Paolo Ferrero, leader di Rifondazione comunista, gongolava: «Con questa grande manifestazione l’Italia che è contro il governo Monti e contro la Confindustria è scesa in piazza. Oggi è risultato chiaro che il mondo della politica si è diviso in due: da una parte chi appoggia il governo e dall’altra chi appoggia i metalmeccanici.
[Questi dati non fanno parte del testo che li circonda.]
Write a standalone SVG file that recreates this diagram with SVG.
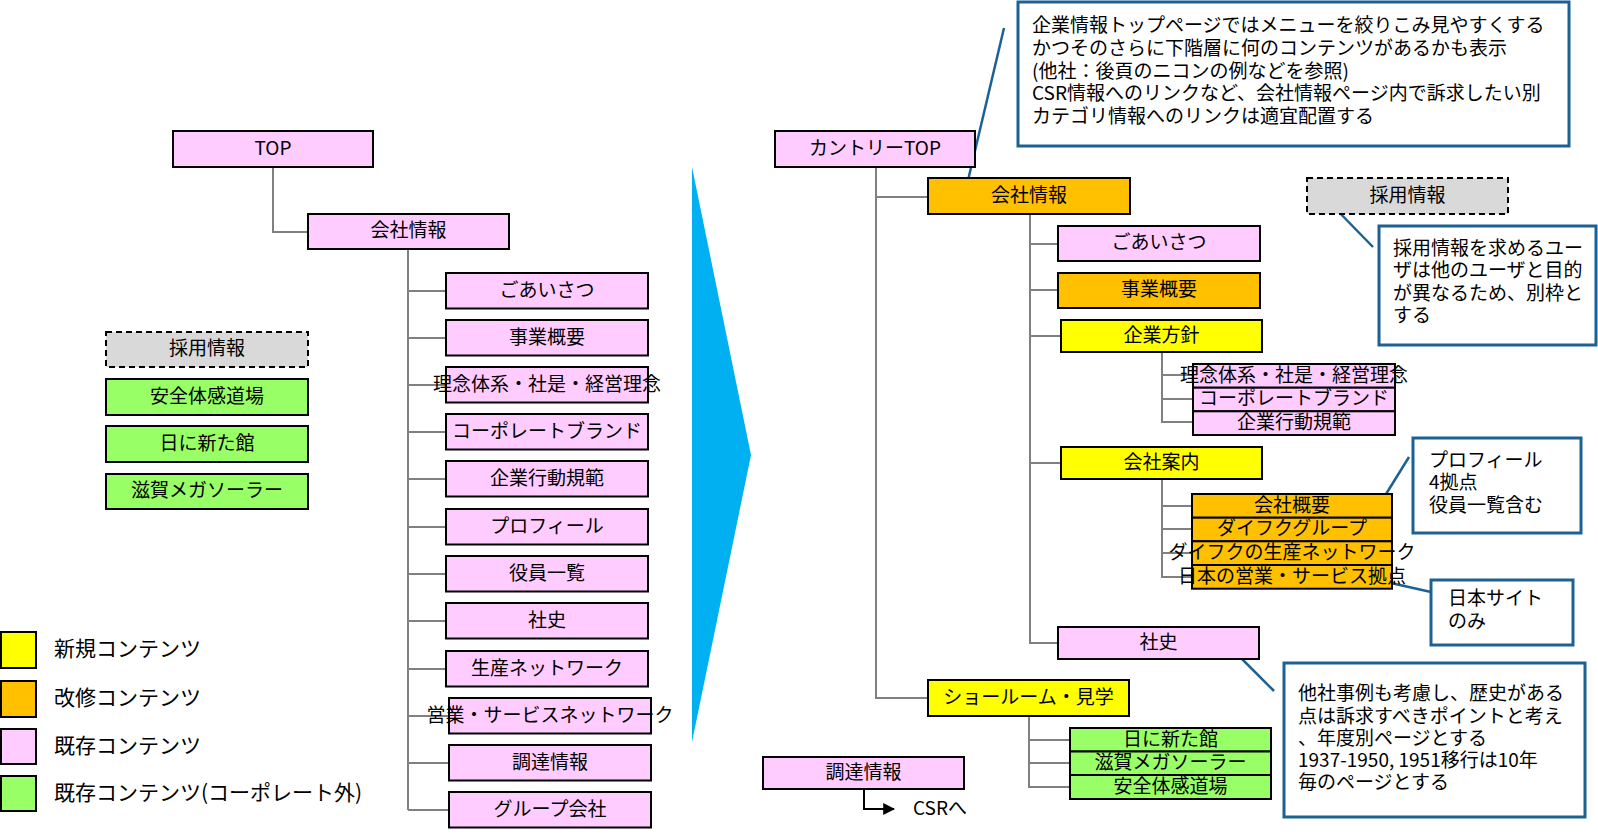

È evidente che la foto di Vasto non c’è più e noi proponiamo di sostituirla con la foto di piazza San Giovanni». Un auspicio che, al momento, non ha nessuna possibilità di concretizzarsi. «Il partito della Fiom – chiosava Giorgio Merlo, parlamentare del Pd – ha confermato, per l’ennesima volta, di essere il leader della sinistra antagonista, radicale e massimalista del nostro Paese. Ovviamente, come già si sapeva – ha aggiunto – un’esperienza politica lontana da qualunque cultura di governo e da coloro che si assumono con coraggio e coerenza la responsabilità del governo nella società contemporanea. Sarebbe curioso se adesso nel Pd qualcuno pensasse di stringere alleanze con chi fa dell’antagonismo la sua cifra politica. Le nostalgie del secolo scorso forse è bene consegnarle alla storia. Anche quando serpeggiano nel centrosinistra». Tutto chiaro? No, anche in questo Bersani e i suoi riescono a fare confusione. Quello che per Merlo ha un significato di rottura, per Michele Meta capogruppo Pd nella commissione Trasporti della Camera deve spingere al compromesso. «I lavoratori scesi in piazza – ha sostenuto – chiedono di non essere lasciati soli nella lotta per la difesa dei loro diritti. Si tratta di richieste legittime che vanno ascoltate con attenzione e senza ipocrisie». Ognuno, come di vede, ha tentato di tirare l’acqua al proprio mulino. I metalmeccanici della Fiom, in ogni caso, non sono l’intero Paese e non rappresentano nemmeno l’intero mondo dei metalmeccanici italiani, né quello degli operai del Lingotto. Marchionne, infatti, ha avuto buon gioco nel far sapere che ieri in Fiat l’adesione allo sciopero non aveva superato il 5,7%. Pochi? Fate voi: in occasione del precedente sciopero generale della stessa Fiom erano stati il 13,7%.